Only include this for:

- Board presentations
- C-level communications
- Strategic documents
- Investor updates
- Executive summaries

## The Executive Voice Balance

### What Executives Expect

- **Strategic thinking** - not tactical details
- **Business impact** - not technical implementation
- **Clear outcomes** - not process descriptions
- **Confident decisions** - not hedged possibilities
- **Time efficiency** - not comprehensive coverage

### Maintaining Sophistication

Executive communication requires high sophistication without technical jargon:

- Complex business concepts
- Strategic vocabulary
- Financial terminology
- Market dynamics language

## Appropriate Patterns for Executive Context

### Strategic Framing

✅ **Acceptable**: "This initiative aligns with our digital transformation strategy" ✅ **Acceptable**: "The investment
demonstrates our commitment to innovation"

These are appropriate in executive context even though they might be "banned" in technical writing.

### Business Language

✅ **Use freely**:

- ROI, TCO, EBITDA
- Market penetration
- Competitive advantage
- Strategic initiatives
- Value creation
- Stakeholder alignment

### Executive-Appropriate Complexity

> "The platform consolidation reduces operational expenditure by 30% while improving time-to-market for new products,
> directly supporting our strategic objective of operational excellence and market responsiveness."
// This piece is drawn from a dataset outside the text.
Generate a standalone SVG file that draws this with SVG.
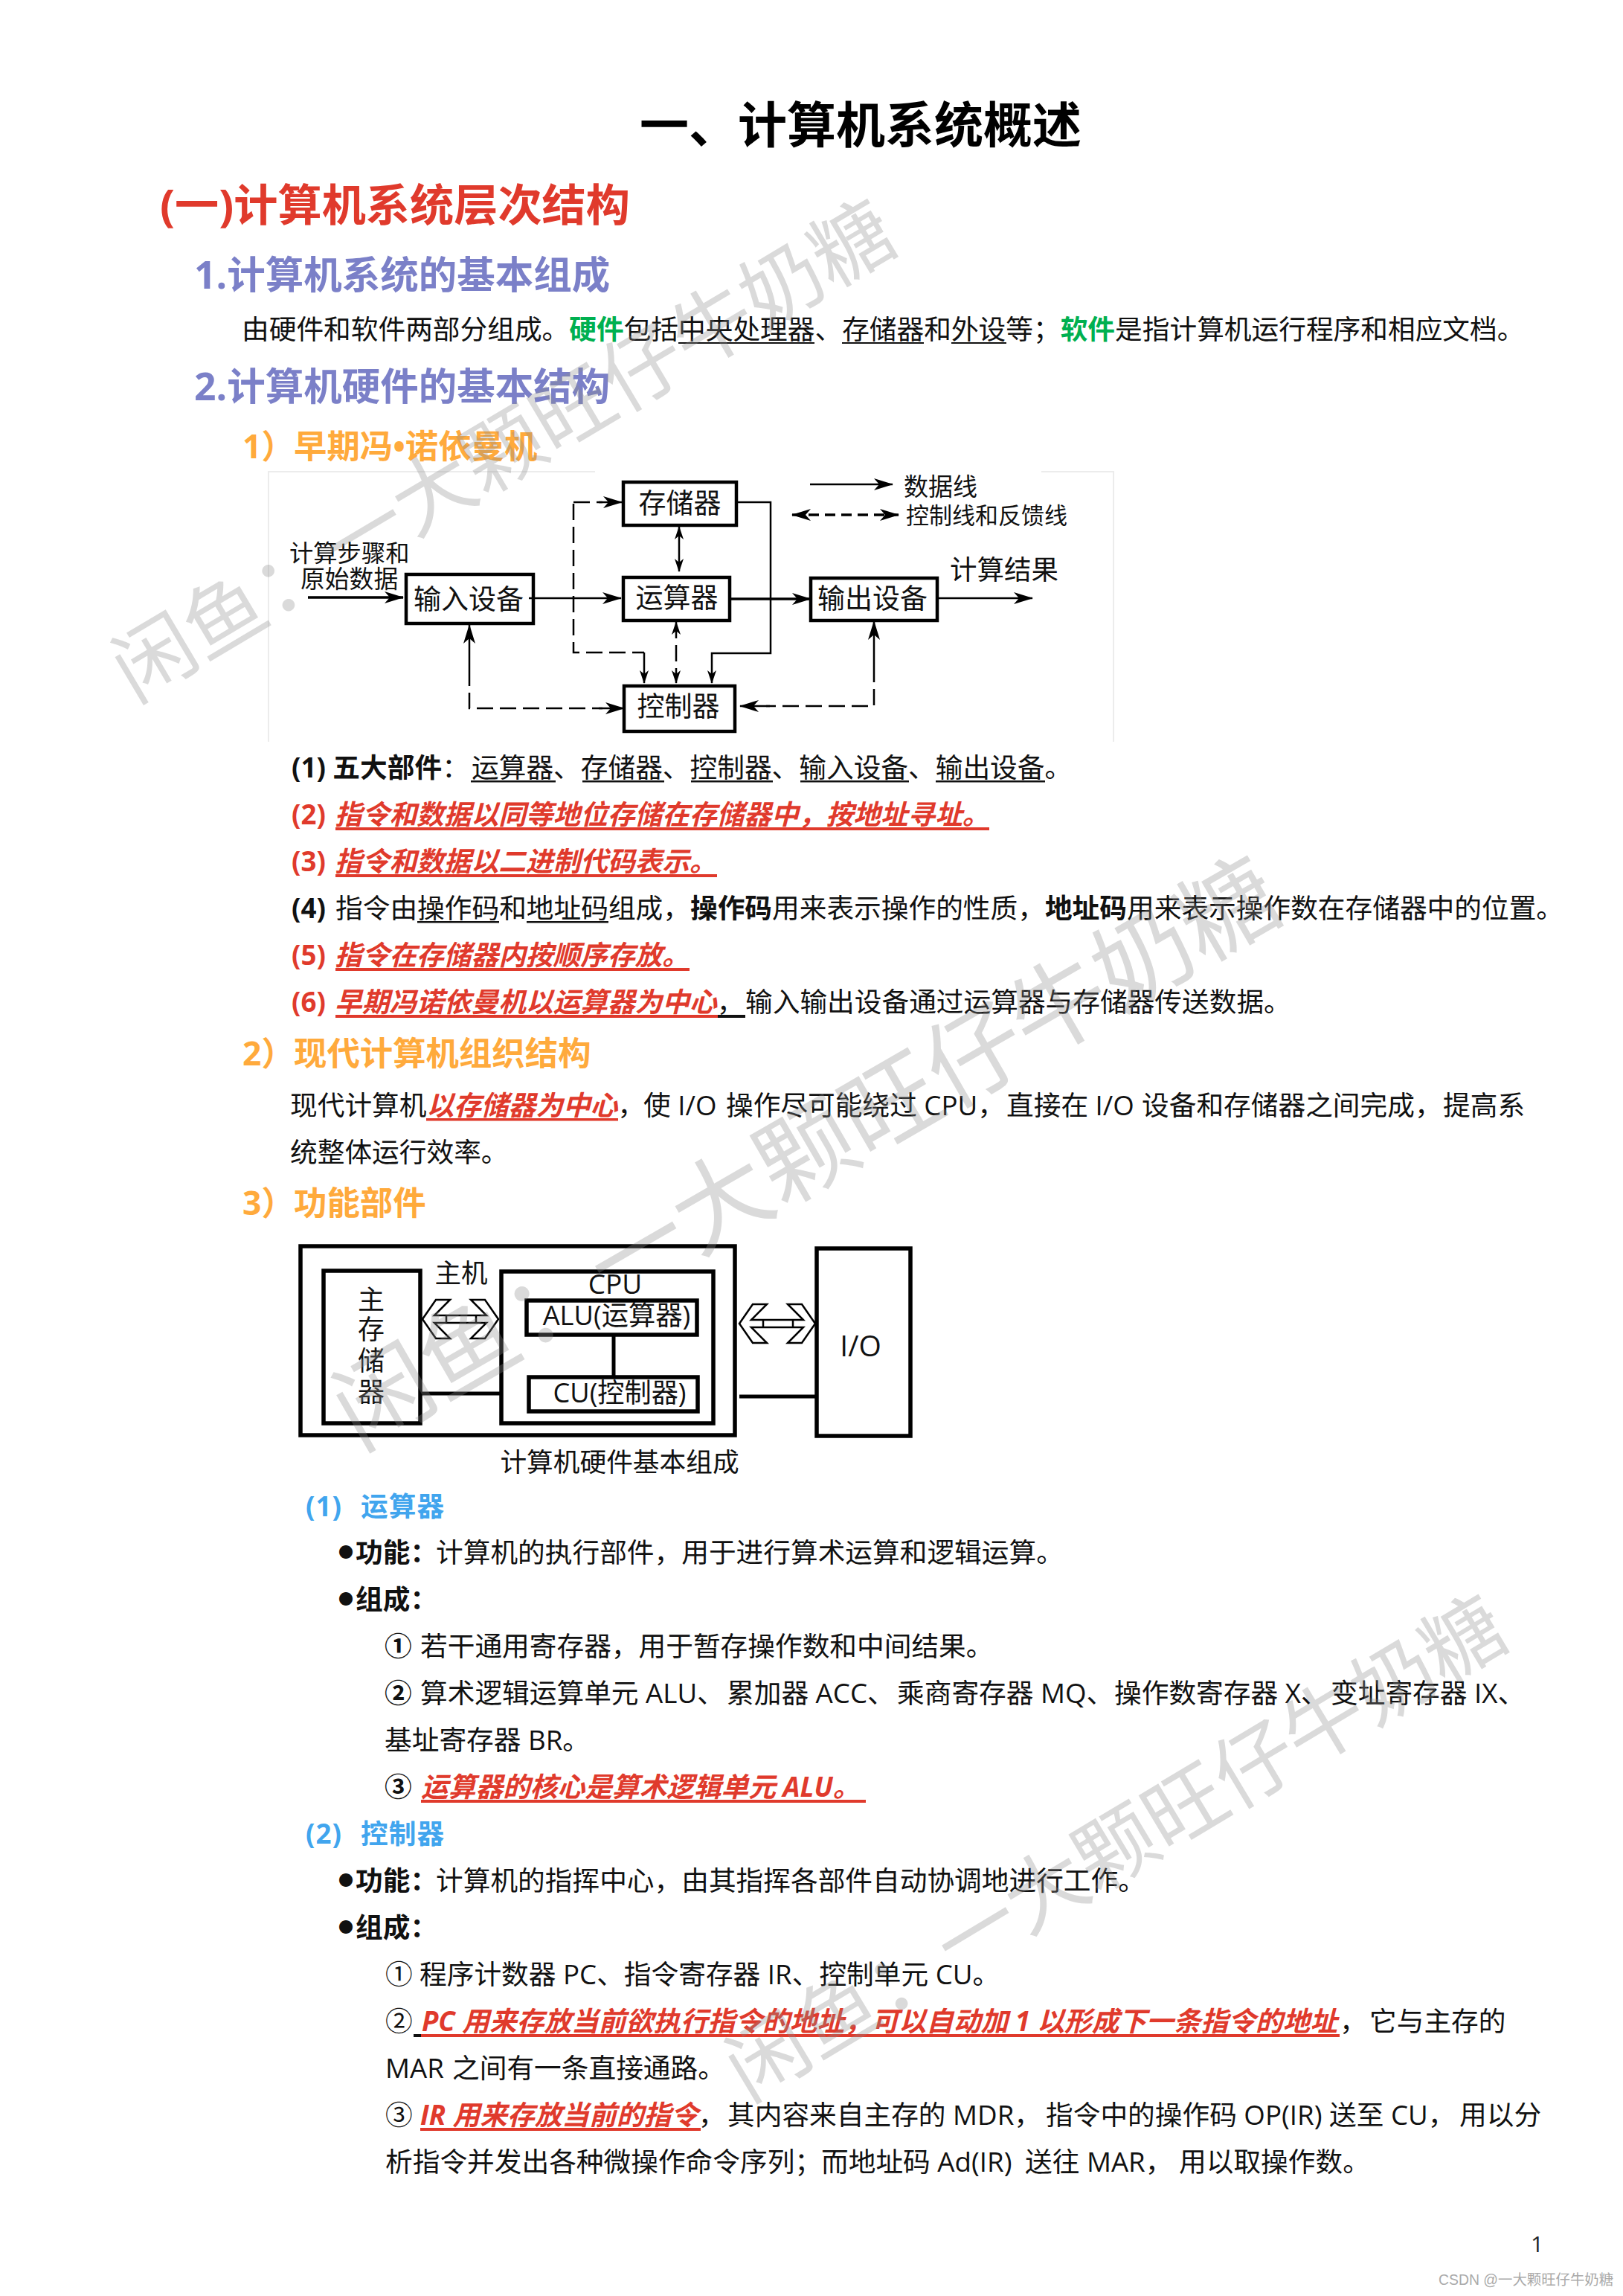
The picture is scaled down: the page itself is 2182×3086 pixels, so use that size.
<svg xmlns="http://www.w3.org/2000/svg" width="2182" height="3086" viewBox="0 0 2182 3086">
<style>
text{font-family:"Open Sans","Noto Sans CJK SC",sans-serif;font-size:36.7px;fill:#111}
.b{font-weight:700}
.r{font-weight:700;font-style:italic;fill:#e03a2c}
.rn{font-weight:700;fill:#e03a2c}
.g{font-weight:700;fill:#00b050}
.h0{font-size:66px;font-weight:700;fill:#000}
.h1{font-size:59.200px;font-weight:700;fill:#e03a2c}
.h2{font-size:51.500px;font-weight:700;fill:#7b80c8}
.h3{font-size:44.400px;font-weight:700;fill:#ffaa3c}
.h4{font-weight:700;fill:#41a5ee;letter-spacing:1px}
.l{font-size:37px;text-anchor:middle}
.bu{font-size:20px;font-weight:700}
.wm{font-size:109px;fill:#8c8c8c;fill-opacity:.32}
.box{fill:none;stroke:#000;stroke-width:4.500}
.box2{fill:none;stroke:#000;stroke-width:5.500}
.c{fill:none;stroke:#000;stroke-width:2.500}
.t{stroke-width:3.500}
.d{stroke-dasharray:22 9}
.ru{fill:#e03a2c}
.ku{fill:#111}
.faint{stroke:#ececec;stroke-width:2;fill:none}
.ha{fill:#fff;stroke:#000;stroke-width:2.500}
.ln{stroke:#000;stroke-width:5;fill:none}
</style>
<defs>
<marker id="ah" viewBox="0 0 26 16" refX="25" refY="8" markerWidth="26" markerHeight="16" markerUnits="userSpaceOnUse" orient="auto-start-reverse"><path d="M0,0 L26,8 L0,16 L7,8 Z" fill="#000"/></marker>
<marker id="as" viewBox="0 0 18 12" refX="17" refY="6" markerWidth="18" markerHeight="12" markerUnits="userSpaceOnUse" orient="auto-start-reverse"><path d="M0,0 L18,6 L0,12 L5,6 Z" fill="#000"/></marker>
<g id="hollow"><path class="ha" d="M0,0 L18,-26 L37,-26 L16,-5 L86,-5 L65,-26 L84,-26 L102,0 L84,26 L65,26 L86,5 L16,5 L37,26 L18,26 Z"/><path class="c" d="M32,-5V5M72,-5V5"/></g>
</defs>
<rect width="2182" height="3086" fill="#fff"/>

<text class="h0" x="860" y="192">一、计算机系统概述</text>
<text class="h1" x="215" y="297">(一)计算机系统层次结构</text>
<text class="h2" x="261" y="388">1.计算机系统的基本组成</text>
<text x="325" y="456">由硬件和软件两部分组成。<tspan class="g">硬件</tspan>包括中央处理器、存储器和外设等；<tspan class="g">软件</tspan>是指计算机运行程序和相应文档。</text>
<rect class="ku" x="912" y="460" width="183" height="2"/><rect class="ku" x="1132" y="460" width="110" height="2"/><rect class="ku" x="1279" y="460" width="74" height="2"/>
<text class="h2" x="261" y="538">2.计算机硬件的基本结构</text>
<text class="h3" x="326" y="616">1）<tspan x="395">早期冯•诺依曼机</tspan></text>

<g id="figure-1">
<path class="faint" d="M361,997V634H800M1400,634H1497V997"/>
<g id="node-memory"><rect class="box" x="838" y="648" width="152" height="58"/><text class="l" x="914" y="690">存储器</text></g>
<g id="node-alu"><rect class="box" x="838" y="776" width="143" height="58"/><text class="l" x="910" y="817">运算器</text></g>
<g id="node-input"><rect class="box" x="546" y="772" width="171" height="66"/><text class="l" x="630" y="819">输入设备</text></g>
<g id="node-output"><rect class="box" x="1090" y="777" width="170" height="57"/><text class="l" x="1173" y="818">输出设备</text></g>
<g id="node-control"><rect class="box" x="839" y="922" width="149" height="61"/><text class="l" x="912" y="963">控制器</text></g>
<g id="connectors">
<path class="c t" d="M414,803H542" marker-end="url(#ah)"/>
<path class="c" d="M711,804H835" marker-end="url(#ah)"/>
<path class="c t" d="M981,805H1090" marker-end="url(#ah)"/>
<path class="c" d="M1260,804H1388" marker-end="url(#ah)"/>
<path class="c" d="M913,708V768" marker-start="url(#as)" marker-end="url(#as)"/>
<path class="c" d="M990,675H1036V878H957V918" marker-end="url(#as)"/>
<path class="c d" d="M771,677V877H866"/>
<path class="c" d="M866,877V918" marker-end="url(#as)"/>
<path class="c d" d="M771,675H810"/>
<path class="c" d="M805,675H836" marker-end="url(#ah)"/>
<path class="c d" d="M909,836V918" stroke-dasharray="12 6" marker-start="url(#as)" marker-end="url(#as)"/>
<path class="c" d="M631,840V900" marker-start="url(#ah)"/>
<path class="c d" d="M631,900V952H810"/>
<path class="c" d="M805,952H839" marker-end="url(#ah)"/>
<path class="c" d="M1175,835V895" marker-start="url(#ah)"/>
<path class="c d" d="M1175,895V949H1030"/>
<path class="c" d="M1035,949H995" marker-end="url(#ah)"/>
<path class="c" d="M1089,651H1200" marker-end="url(#ah)"/>
<path class="c t" d="M1065,692H1208" stroke-dasharray="14 8" marker-start="url(#ah)" marker-end="url(#ah)"/>
</g>
<text x="1215" y="666" style="font-size:33px">数据线</text>
<text x="1218" y="704" style="font-size:31px">控制线和反馈线</text>
<text x="389" y="755" style="font-size:32.300px">计算步骤和</text>
<text x="404" y="790" style="font-size:32.800px">原始数据</text>
<text x="1277" y="779" style="font-size:36.500px">计算结果</text>
</g>

<text x="392" y="1045"><tspan class="b">(1) 五大部件</tspan>：<tspan x="634">运算器、存储器、控制器、输入设备、输出设备。</tspan></text>
<rect class="ku" x="633" y="1049" width="114" height="2.500"/><rect class="ku" x="783" y="1049" width="110" height="2.500"/><rect class="ku" x="929" y="1049" width="110" height="2.500"/><rect class="ku" x="1076" y="1049" width="146" height="2.500"/><rect class="ku" x="1258" y="1049" width="147" height="2.500"/>
<text x="392" y="1108"><tspan class="rn">(2) </tspan><tspan class="r" x="450">指令和数据以同等地位存储在存储器中，按地址寻址。</tspan></text>
<rect class="ru" x="451" y="1112" width="879" height="4"/>
<text x="392" y="1171"><tspan class="rn">(3) </tspan><tspan class="r" x="450">指令和数据以二进制代码表示。</tspan></text>
<rect class="ru" x="451" y="1175" width="513" height="4"/>
<text x="392" y="1234"><tspan class="b">(4) </tspan><tspan x="451">指令由操作码和地址码组成，</tspan><tspan class="b">操作码</tspan>用来表示操作的性质，<tspan class="b">地址码</tspan>用来表示操作数在存储器中的位置。</text>
<rect class="ku" x="561" y="1238" width="110" height="2.500"/><rect class="ku" x="708" y="1238" width="110" height="2.500"/>
<text x="392" y="1297"><tspan class="rn">(5) </tspan><tspan class="r" x="450">指令在存储器内按顺序存放。</tspan></text>
<rect class="ru" x="451" y="1301" width="476" height="4"/>
<text x="392" y="1360"><tspan class="rn">(6) </tspan><tspan class="r" x="450">早期冯诺依曼机以运算器为中心</tspan>，<tspan x="1002">输入输出设备通过运算器与存储器传送数据。</tspan></text>
<rect class="ru" x="451" y="1364" width="514" height="4"/><rect class="ku" x="965" y="1364" width="37" height="4"/>

<text class="h3" x="326" y="1432">2）<tspan x="395">现代计算机组织结构</tspan></text>
<text x="390" y="1499">现代计算机<tspan class="r">以存储器为中心</tspan>，<tspan x="865">使 I/O </tspan><tspan x="976">操作尽可能绕过 CPU，</tspan><tspan x="1353">直接在 I/O </tspan><tspan x="1535">设备和存储器之间完成，</tspan><tspan x="1940">提高系</tspan></text>
<rect class="ru" x="573" y="1503" width="258" height="3.500"/>
<text x="390" y="1562">统整体运行效率。</text>
<text class="h3" x="326" y="1633">3）<tspan x="395">功能部件</tspan></text>

<g id="figure-2">
<g id="node-host"><rect class="box2" x="404" y="1675" width="584" height="254"/></g>
<g id="node-main-memory"><rect class="box2" x="435" y="1708" width="130" height="205"/>
<text class="l" x="499" y="1760" style="font-size:36px">主</text><text class="l" x="499" y="1800" style="font-size:36px">存</text><text class="l" x="499" y="1842" style="font-size:36px">储</text><text class="l" x="499" y="1884" style="font-size:36px">器</text></g>
<g id="node-cpu"><rect class="box2" x="674" y="1709" width="285" height="204"/><text class="l" x="827" y="1739">CPU</text></g>
<g id="node-alu2"><rect class="box2" x="708" y="1748" width="229" height="46"/><text class="l" x="829" y="1781" style="font-size:36.300px">ALU(运算器)</text></g>
<g id="node-cu"><rect class="box2" x="711" y="1851" width="227" height="46"/><text class="l" x="833" y="1885" style="font-size:36.200px">CU(控制器)</text></g>
<g id="node-io"><rect class="box2" x="1098" y="1678" width="126" height="252"/><text class="l" x="1157" y="1823" style="font-size:39px">I/O</text></g>
<text class="l" x="620" y="1724" style="font-size:35.500px">主机</text>
<g id="connectors-2">
<path class="ln" d="M825,1794V1851"/>
<path class="ln" d="M565,1873H674"/>
<path class="ln" d="M994,1877H1098"/>
<use href="#hollow" x="568" y="1773"/>
<use href="#hollow" x="994" y="1779"/>
</g>
<text class="l" x="833" y="1978" style="font-size:35.700px">计算机硬件基本组成</text>
</g>

<text class="h4" x="411" y="2038">(1)<tspan x="485">运算器</tspan></text>
<text class="bu" x="455" y="2094">●</text><text x="478" y="2100"><tspan class="b">功能：</tspan><tspan x="586">计算机的执行部件，用于进行算术运算和逻辑运算。</tspan></text>
<text class="bu" x="455" y="2157">●</text><text class="b" x="478" y="2163">组成：</text>
<text x="517" y="2226"><tspan class="b">①</tspan><tspan x="565">若干通用寄存器，用于暂存操作数和中间结果。</tspan></text>
<text x="517" y="2289"><tspan class="b">②</tspan><tspan x="565">算术逻辑运算单元 ALU、</tspan><tspan x="977">累加器 ACC、</tspan><tspan x="1206">乘商寄存器 MQ、</tspan><tspan x="1498">操作数寄存器 X、</tspan><tspan x="1789">变址寄存器 IX、</tspan></text>
<text x="517" y="2352">基址寄存器 BR。</text>
<text x="517" y="2415"><tspan class="b">③</tspan><tspan class="r" x="566">运算器的核心是算术逻辑单元 ALU。</tspan></text>
<rect class="ru" x="566" y="2419" width="598" height="4"/>
<text class="h4" x="411" y="2478">(2)<tspan x="485">控制器</tspan></text>
<text class="bu" x="455" y="2535">●</text><text x="478" y="2541"><tspan class="b">功能：</tspan><tspan x="586">计算机的指挥中心，由其指挥各部件自动协调地进行工作。</tspan></text>
<text class="bu" x="455" y="2598">●</text><text class="b" x="478" y="2604">组成：</text>
<text x="518" y="2667">①<tspan x="564">程序计数器 PC、指令寄存器 IR、控制单元 CU。</tspan></text>
<text x="518" y="2730">②<tspan class="r" x="567">PC 用来存放当前欲执行指令的地址，可以自动加 1 以形成下一条指令的地址</tspan><tspan x="1801">，</tspan><tspan x="1841">它与主存的</tspan></text>
<rect class="ru" x="566" y="2734" width="1235" height="4"/><rect class="ku" x="556" y="2734" width="10" height="4"/>
<text x="518" y="2793">MAR <tspan x="608">之间有一条直接通路。</tspan></text>
<text x="518" y="2856">③<tspan class="r" x="565">IR 用来存放当前的指令</tspan>，<tspan x="978">其内容来自主存的 MDR，</tspan><tspan x="1406">指令中的操作码 OP(IR) 送至 CU，</tspan><tspan x="1962">用以分</tspan></text>
<rect class="ru" x="565" y="2860" width="377" height="4"/>
<text x="518" y="2919">析指令并发出各种微操作命令序列；<tspan x="1104">而地址码 Ad(IR) </tspan><tspan x="1378">送往 MAR，</tspan><tspan x="1585">用以取操作数。</tspan></text>

<text x="2058" y="3027" style="font-size:30px;fill:#222">1</text>
<text x="1934" y="3071" style="font-size:19.400px;fill:#aaa;font-family:'Liberation Sans','Noto Sans CJK SC',sans-serif">CSDN @一大颗旺仔牛奶糖</text>

<g id="watermarks">
<text class="wm" transform="translate(181,945) rotate(-30.700)">闲鱼：一大颗旺仔牛奶糖</text>
<text class="wm" transform="translate(483,1950) rotate(-30)" style="font-size:131px">闲鱼：一大颗旺仔牛奶糖</text>
<text class="wm" transform="translate(1006,2826) rotate(-31)">闲鱼：一大颗旺仔牛奶糖</text>
</g>
</svg>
This complexity is justified by the audience's expectation of strategic thinking.

## What to Avoid

### Technical Deep Dives

❌ "The system uses Kubernetes with Istio service mesh" ✅ "The cloud infrastructure provides scalability and resilience"

### Implementation Details

❌ "We refactored the codebase using SOLID principles" ✅ "We improved system maintainability and reduced technical debt"

### Uncertain Language

❌ "This might possibly help us perhaps achieve" ✅ "This positions us to capture market opportunity"

## Executive Communication Patterns

### Lead with Impact

Start with business value, not technical achievement:
> "This quarter we reduced customer acquisition cost by 40% through automated onboarding, directly improving unit
> economics."

### Quantify Strategic Value

- Market share percentage
- Revenue impact
- Cost reduction
- Time to market
- Competitive positioning

### Address Risk Professionally

> "While the migration carries execution risk, our phased approach and fallback provisions mitigate potential service
> disruption."

## Sophistication Without Jargon

### Complex Ideas, Clear Language

> "The acquisition provides vertical integration opportunities that reduce our dependency on third-party suppliers while
> improving margin structure through elimination of intermediary costs."

### Strategic Vocabulary

- Synergies (yes, it's okay here)
- Transformation (appropriate for executives)
- Leverage (as business term, not technical)
- Optimize (in business context)
- Enable (for strategic capabilities)

## Executive Formatting Preferences

### Structured Thinking

- Clear hierarchies of information
- Bullet points for scanning
- Bold key metrics
- Executive summary upfront

### Conclusion-First Writing

Unlike technical writing, executives prefer:

1. Recommendation/conclusion first
2. Supporting rationale second
3. Details in appendix if needed

## The Executive Test

Before sending, verify:

1. Can this be understood without technical knowledge?
2. Is the business impact clear in the first paragraph?
3. Are strategic implications addressed?
4. Would a board member find this valuable?
5. Is the reading level appropriate (graduate level but not technical)?

## Remember

For executives, some "banned" AI patterns are actually industry-standard business language. The key is using them
authentically with specific business context, not as empty filler.